* Given instruction
Produce an exact copy of the lines below that run from the line containing "Write a component" to the line containing "const [y0, y1] = y.range();", inclusive; any picture is omitted.

* Extracted data
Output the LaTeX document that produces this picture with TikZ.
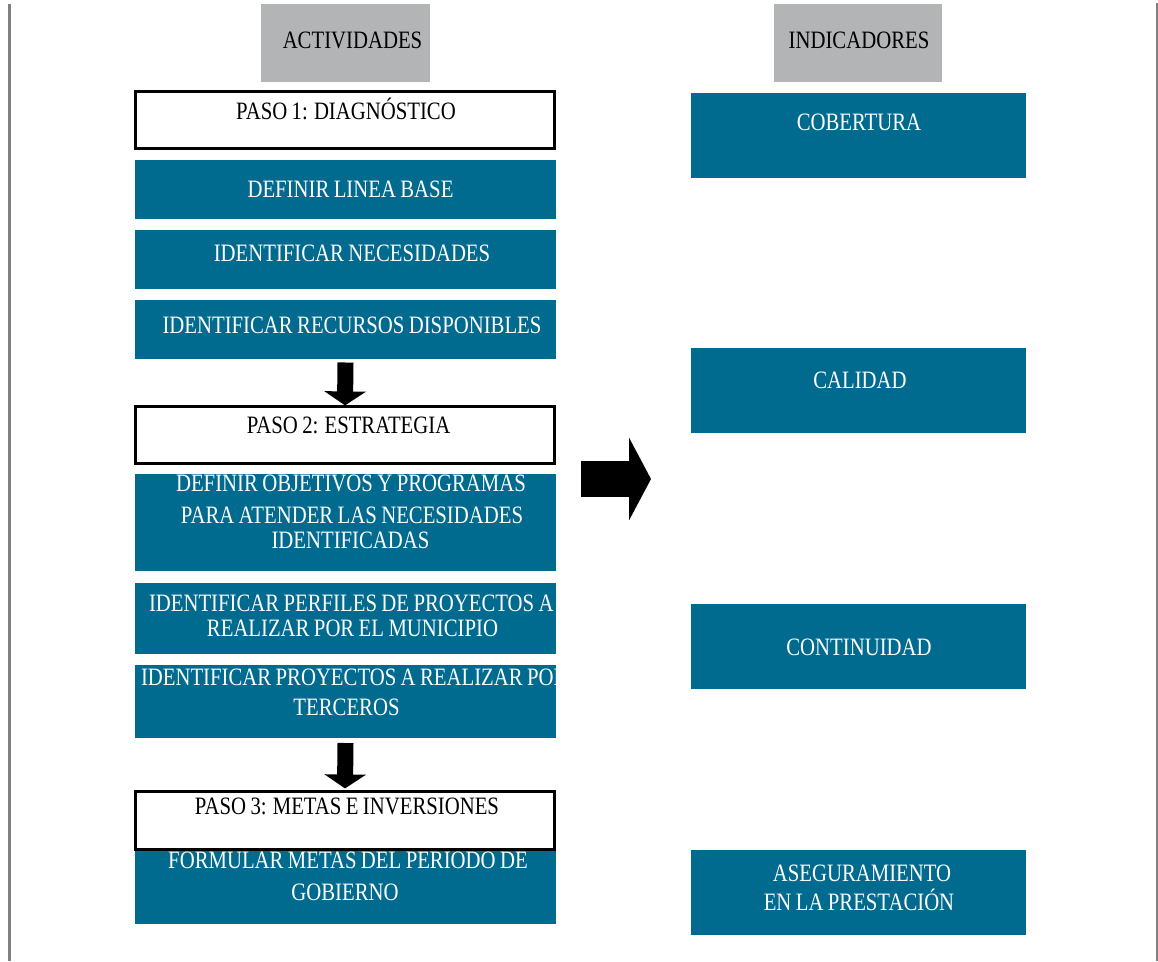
\documentclass[tikz,border=0pt]{standalone}
\usepackage{fontspec}
\setmainfont{Liberation Serif}[FakeStretch=0.83,WordSpace=0.85]
\usetikzlibrary{arrows.meta,calc}
\definecolor{boxblue}{RGB}{0,106,143}
\definecolor{headgray}{RGB}{179,180,182}
\definecolor{framegray}{RGB}{128,128,128}
\begin{document}
\begin{tikzpicture}[x=1pt,y=-1pt,
  every node/.style={inner sep=0pt,outer sep=0pt},
  bluebox/.style={fill=boxblue,minimum width=421pt},
  rbox/.style={fill=boxblue,minimum width=335pt,minimum height=85pt},
  headbox/.style={fill=headgray,minimum height=78pt},
  pasobox/.style={draw=black,fill=white,line width=2.8pt,minimum width=419.2pt},
  txt/.style={font=\fontsize{25}{30}\selectfont,anchor=base},
  wtxt/.style={txt,text=white},
  btxt/.style={txt,text=black},
  bigdown/.style={line width=16pt,-{Triangle[length=14pt 0 0,width=41pt 0 0]}},
  bigright/.style={line width=36pt,-{Triangle[length=22pt 0 0,width=82pt 0 0]}}
]
\useasboundingbox (0,0) rectangle (1158,961);
% frame lines
\draw[framegray,line width=2.5pt] (9.5,4) -- (9.5,961);
\draw[framegray,line width=2pt] (1157,3) -- (1157,961);
% headers
\node[headbox,minimum width=169pt] (hact) at (345.5,43) {};
\node[btxt] (thact) at (352.5,48) {ACTIVIDADES};
\node[headbox,minimum width=168pt] (hind) at (858,43) {};
\node[btxt] (thind) at (859,48) {INDICADORES};
% left column
\node[pasobox,minimum height=57.2pt] (p1) at (345,120) {};
\node[btxt] (tp1) at (346,119) {PASO 1: DIAGNÓSTICO};
\node[bluebox,minimum height=59pt] (b1) at (345.5,189.5) {};
\node[wtxt] (tb1) at (350.5,197) {DEFINIR LINEA BASE};
\node[bluebox,minimum height=59pt] (b2) at (345.5,259.5) {};
\node[wtxt] (tb2) at (352,261) {IDENTIFICAR NECESIDADES};
\node[bluebox,minimum height=59pt] (b3) at (345.5,329.5) {};
\node[wtxt] (tb3) at (352,333) {IDENTIFICAR RECURSOS DISPONIBLES};
\node[bluebox,minimum height=97pt] (b4) at (345.5,522.5) {};
\node[wtxt] (tb4a) at (351,491) {DEFINIR OBJETIVOS Y PROGRAMAS};
\node[wtxt] (tb4b) at (352,523) {PARA ATENDER LAS NECESIDADES};
\node[wtxt] (tb4c) at (350.5,548) {IDENTIFICADAS};
\node[pasobox,minimum height=57.2pt] (p2) at (345,435) {};
\node[btxt] (tp2) at (348.5,433) {PASO 2: ESTRATEGIA};
\node[bluebox,minimum height=71pt] (b5) at (345.5,618.5) {};
\begin{scope}
\clip (b5.north west) rectangle (b5.south east);
\node[wtxt,anchor=base west] (tb5a) at (149,611) {IDENTIFICAR PERFILES DE PROYECTOS A};
\end{scope}
\node[wtxt] (tb5b) at (352.5,636) {REALIZAR POR EL MUNICIPIO};
\node[bluebox,minimum height=73pt] (b6) at (345.5,701.5) {};
\begin{scope}
\clip (b6.north west) rectangle (b6.south east);
\node[wtxt,anchor=base west] (tb6a) at (141,685) {IDENTIFICAR PROYECTOS A REALIZAR POR};
\end{scope}
\node[wtxt] (tb6b) at (346.5,715) {TERCEROS};
\node[bluebox,minimum height=73pt] (b7) at (345.5,887.5) {};
\node[wtxt] (tb7a) at (348,868) {FORMULAR METAS DEL PERIODO DE};
\node[wtxt] (tb7b) at (345,900) {GOBIERNO};
\node[pasobox,minimum height=58.1pt] (p3) at (345,820.5) {};
\node[btxt] (tp3) at (347,814) {PASO 3: METAS E INVERSIONES};
% down arrows
\draw[bigdown] ([yshift=-3.5pt]b3.south) -- ([yshift=1pt]p2.north);
\draw[bigdown] ([yshift=-5pt]b6.south) -- ([yshift=3pt]p3.north);
% right column
\node[rbox] (r1) at (858.5,135.5) {};
\node[wtxt] (tr1) at (859,130) {COBERTURA};
\node[rbox] (r2) at (858.5,390.5) {};
\node[wtxt] (tr2) at (860,388) {CALIDAD};
\node[rbox] (r3) at (858.5,646.5) {};
\node[wtxt] (tr3) at (859,655) {CONTINUIDAD};
\node[rbox] (r4) at (858.5,892.5) {};
\node[wtxt] (tr4a) at (862,881) {ASEGURAMIENTO};
\node[wtxt] (tr4b) at (859,910) {EN LA PRESTACIÓN};
% big right arrow
\coordinate (ra1) at (581,479);
\coordinate (ra2) at (651,479);
\draw[bigright] (ra1) -- (ra2);
\end{tikzpicture}
\end{document}
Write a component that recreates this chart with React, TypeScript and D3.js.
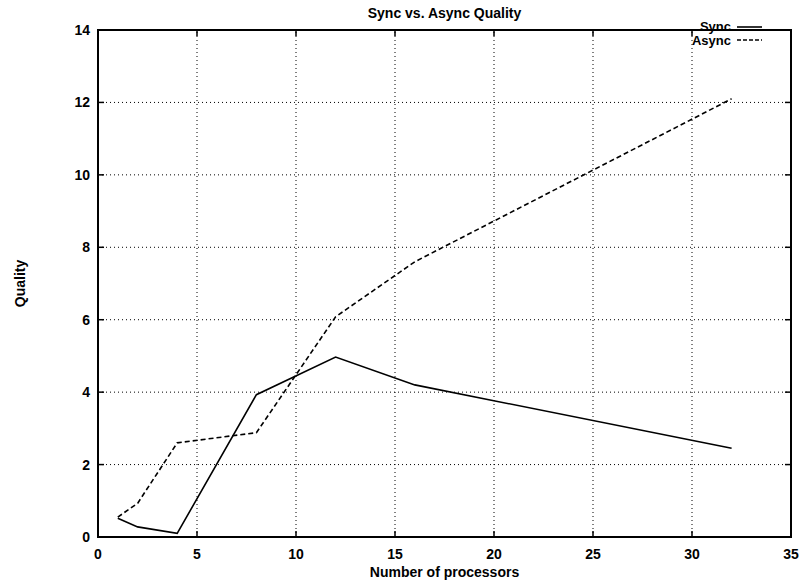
import React from "react";
import * as d3 from "d3";

const procs = [1, 2, 4, 8, 12, 16, 32];
const syncQuality = [0.52, 0.28, 0.1, 3.93, 4.97, 4.2, 2.45];
const asyncQuality = [0.55, 0.93, 2.6, 2.88, 6.08, 7.6, 12.1];
const xTicks = [0, 5, 10, 15, 20, 25, 30, 35];
const yTicks = [0, 2, 4, 6, 8, 10, 12, 14];
const seriesNames = ["Sync", "Async"];

const W = 802;
const H = 580;
const M = { left: 98, right: 11, top: 30, bottom: 43 };
const FONT = "'Liberation Sans', Arial, Helvetica, sans-serif";

export default function App() {
  const x = d3.scaleLinear().domain([0, 35]).range([M.left, W - M.right]);
  const y = d3.scaleLinear().domain([0, 14]).range([H - M.bottom, M.top]);
  const line = d3
    .line<[number, number]>()
    .x((d) => x(d[0]))
    .y((d) => y(d[1]));
  const syncPts = procs.map((p, i) => [p, syncQuality[i]] as [number, number]);
  const asyncPts = procs.map((p, i) => [p, asyncQuality[i]] as [number, number]);
  const [x0, x1] = x.range();
  const [y0, y1] = y.range();

  return (
    <svg
      width={W}
      height={H}
      style={{ position: "absolute", left: 0, top: 0, background: "#fff" }}
      fontFamily={FONT}
    >
      <rect x={0} y={0} width={W} height={H} fill="#fff" />
      {/* grid */}
      {xTicks.slice(1, -1).map((t) => (
        <line key={"gx" + t} x1={x(t)} x2={x(t)} y1={y0} y2={y1} stroke="#000" strokeWidth={1} strokeDasharray="1,3" />
      ))}
      {yTicks.slice(1, -1).map((t) => (
        <line key={"gy" + t} x1={x0} x2={x1} y1={y(t)} y2={y(t)} stroke="#000" strokeWidth={1} strokeDasharray="1,3" />
      ))}
      {/* ticks */}
      {xTicks.map((t) => (
        <g key={"tx" + t}>
          <line x1={x(t)} x2={x(t)} y1={y0} y2={y0 - 6} stroke="#000" strokeWidth={1.5} />
          <line x1={x(t)} x2={x(t)} y1={y1} y2={y1 + 6} stroke="#000" strokeWidth={1.5} />
          <text x={x(t)} y={y0 + 22} textAnchor="middle" fontSize={14} fontWeight="bold">
            {t}
          </text>
        </g>
      ))}
      {yTicks.map((t) => (
        <g key={"ty" + t}>
          <line x1={x0} x2={x0 + 6} y1={y(t)} y2={y(t)} stroke="#000" strokeWidth={1.5} />
          <line x1={x1} x2={x1 - 6} y1={y(t)} y2={y(t)} stroke="#000" strokeWidth={1.5} />
          <text x={x0 - 8} y={y(t) + 5} textAnchor="end" fontSize={14} fontWeight="bold">
            {t}
          </text>
        </g>
      ))}
      {/* frame */}
      <rect x={x0} y={y1} width={x1 - x0} height={y0 - y1} fill="none" stroke="#000" strokeWidth={2} />
      {/* series */}
      <path d={line(syncPts) || ""} fill="none" stroke="#000" strokeWidth={1.6} />
      <path d={line(asyncPts) || ""} fill="none" stroke="#000" strokeWidth={1.6} strokeDasharray="5,3" />
      {/* legend */}
      <text x={731} y={31} textAnchor="end" fontSize={13} fontWeight="bold">
        {seriesNames[0]}
      </text>
      <line x1={737} x2={762} y1={27} y2={27} stroke="#000" strokeWidth={1.6} />
      <text x={731} y={45} textAnchor="end" fontSize={13} fontWeight="bold">
        {seriesNames[1]}
      </text>
      <line x1={737} x2={762} y1={40} y2={40} stroke="#000" strokeWidth={1.6} strokeDasharray="4,2" />
      {/* titles */}
      <text x={(x0 + x1) / 2} y={18} textAnchor="middle" fontSize={14} fontWeight="bold">
        Sync vs. Async Quality
      </text>
      <text x={(x0 + x1) / 2} y={577} textAnchor="middle" fontSize={14} fontWeight="bold">
        Number of processors
      </text>
      <text
        transform={`translate(25, ${(y0 + y1) / 2}) rotate(-90)`}
        textAnchor="middle"
        fontSize={14}
        fontWeight="bold"
      >
        Quality
      </text>
    </svg>
  );
}
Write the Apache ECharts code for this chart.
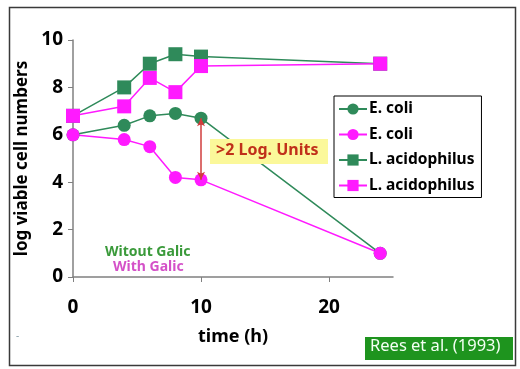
<!DOCTYPE html>
<html><head><meta charset="utf-8">
<script src="https://cdn.jsdelivr.net/npm/echarts@6/dist/echarts.min.js"></script>
<style>html,body{margin:0;padding:0;background:#fff}#c{width:520px;height:369px}</style>
</head><body><div id="c"></div>
<script>
const time = [0, 4, 6, 8, 10, 24];
const ecoliNoGarlic = [6.0, 6.4, 6.8, 6.9, 6.7, 1.0];
const ecoliGarlic = [6.0, 5.8, 5.5, 4.2, 4.1, 1.0];
const lacidNoGarlic = [6.8, 8.0, 9.0, 9.4, 9.3, 9.0];
const lacidGarlic = [6.8, 7.2, 8.4, 7.8, 8.9, 9.0];
const seriesNames = ['E. coli', 'E. coli ', 'L. acidophilus', 'L. acidophilus '];
const xTicks = [0, 10, 20];
const gapFrom = [10, 6.7], gapTo = [10, 4.1];

const GREEN = '#2f8a5a', MAG = '#ff1aff';
const FONT = 'Noto Sans';
const pairs = arr => time.map((t, i) => [t, arr[i]]);

function mk(name, data, color, symbol, size, extra) {
  return Object.assign({
    name, type: 'line', data: pairs(data), symbol, symbolSize: size,
    itemStyle: {color}, lineStyle: {color, width: 1.5}, animation: false
  }, extra || {});
}

const chart = echarts.init(document.getElementById('c'), null, {renderer: 'canvas'});
chart.setOption({
  animation: false,
  textStyle: {fontFamily: FONT},
  grid: {left: 73, right: 127, top: 40, bottom: 92},
  xAxis: {
    type: 'value', min: 0, max: 25, interval: 10,
    name: 'time (h)', nameLocation: 'middle', nameGap: 51,
    nameTextStyle: {fontFamily: FONT, fontWeight: 'bold', fontSize: 18, color: '#000'},
    axisLine: {lineStyle: {color: '#808080', width: 1.5}},
    axisTick: {show: true, length: 5, customValues: xTicks, lineStyle: {color: '#808080'}},
    axisLabel: {customValues: xTicks, margin: 21, fontFamily: FONT, fontWeight: 'bold', fontSize: 19, color: '#000'},
    splitLine: {show: false}
  },
  yAxis: {
    type: 'value', min: 0, max: 10, interval: 2,
    name: 'log viable cell numbers', nameLocation: 'middle', nameGap: 36,
    nameTextStyle: {fontFamily: FONT, fontWeight: 'bold', fontSize: 17, color: '#000'},
    axisLine: {show: true, lineStyle: {color: '#808080', width: 1.5}},
    axisTick: {show: true, length: 5, lineStyle: {color: '#808080'}},
    axisLabel: {margin: 10, fontFamily: FONT, fontWeight: 'bold', fontSize: 19, color: '#000'},
    splitLine: {show: false}
  },
  legend: {
    orient: 'vertical', left: 334, top: 96, padding: [5, 3, 4, 4],
    borderColor: '#000', borderWidth: 1, backgroundColor: '#fff',
    itemWidth: 28, itemHeight: 14, itemGap: 9.5,
    data: seriesNames,
    textStyle: {fontFamily: FONT, fontWeight: 'bold', fontSize: 15.5, color: '#000', padding: [0,0,0,-3]}
  },
  series: [
    mk(seriesNames[0], ecoliNoGarlic, GREEN, 'circle', 13),
    mk(seriesNames[1], ecoliGarlic, MAG, 'circle', 13, {
      markLine: {
        silent: true, symbol: ['arrow', 'arrow'], symbolSize: [6, 8],
        label: {show: false},
        lineStyle: {color: '#d03c3c', width: 1.5, type: 'solid'},
        data: [[{coord: gapFrom}, {coord: gapTo}]]
      }
    }),
    mk(seriesNames[2], lacidNoGarlic, GREEN, 'rect', 14),
    mk(seriesNames[3], lacidGarlic, MAG, 'rect', 14)
  ],
  graphic: [
    {type: 'rect', left: 7, top: 5, shape: {width: 506, height: 358}, style: {fill: 'none', stroke: '#3a3a3a', lineWidth: 1.5}, silent: true, z: 0},
    {type: 'rect', left: 210, top: 139, shape: {width: 118, height: 25}, style: {fill: '#fbf89a'}, z: 10},
    {type: 'text', left: 216, top: 142, style: {text: '>2 Log. Units', fill: '#c0301a', font: 'bold 16px "Noto Sans"'}, z: 11},
    {type: 'text', left: 105, top: 245, style: {text: 'Witout Galic', fill: '#3a9a3a', font: 'bold 14px "Noto Sans"'}, z: 11},
    {type: 'text', left: 113, top: 260, style: {text: 'With Galic', fill: '#d451c8', font: 'bold 14px "Noto Sans"'}, z: 11},
    {type: 'rect', left: 365, top: 337, shape: {width: 148, height: 23}, style: {fill: '#1e941e'}, z: 10},
    {type: 'text', left: 370, top: 338, style: {text: 'Rees et al. (1993)', fill: '#f4fff4', font: '16.5px "Noto Sans"'}, z: 11},
    {type: 'text', left: 16, top: 331, style: {text: '-', fill: '#8aa0aa', font: '10px "Noto Sans"'}, z: 11}
  ]
});
</script></body></html>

* Task output
Write a component that recreates this chart with React, TypeScript and D3.js.
import React from "react";
import * as d3 from "d3";

const procs = [1, 2, 4, 8, 12, 16, 32];
const syncQuality = [0.52, 0.28, 0.1, 3.93, 4.97, 4.2, 2.45];
const asyncQuality = [0.55, 0.93, 2.6, 2.88, 6.08, 7.6, 12.1];
const xTicks = [0, 5, 10, 15, 20, 25, 30, 35];
const yTicks = [0, 2, 4, 6, 8, 10, 12, 14];
const seriesNames = ["Sync", "Async"];

const W = 802;
const H = 580;
const M = { left: 98, right: 11, top: 30, bottom: 43 };
const FONT = "'Liberation Sans', Arial, Helvetica, sans-serif";

export default function App() {
  const x = d3.scaleLinear().domain([0, 35]).range([M.left, W - M.right]);
  const y = d3.scaleLinear().domain([0, 14]).range([H - M.bottom, M.top]);
  const line = d3
    .line<[number, number]>()
    .x((d) => x(d[0]))
    .y((d) => y(d[1]));
  const syncPts = procs.map((p, i) => [p, syncQuality[i]] as [number, number]);
  const asyncPts = procs.map((p, i) => [p, asyncQuality[i]] as [number, number]);
  const [x0, x1] = x.range();
  const [y0, y1] = y.range();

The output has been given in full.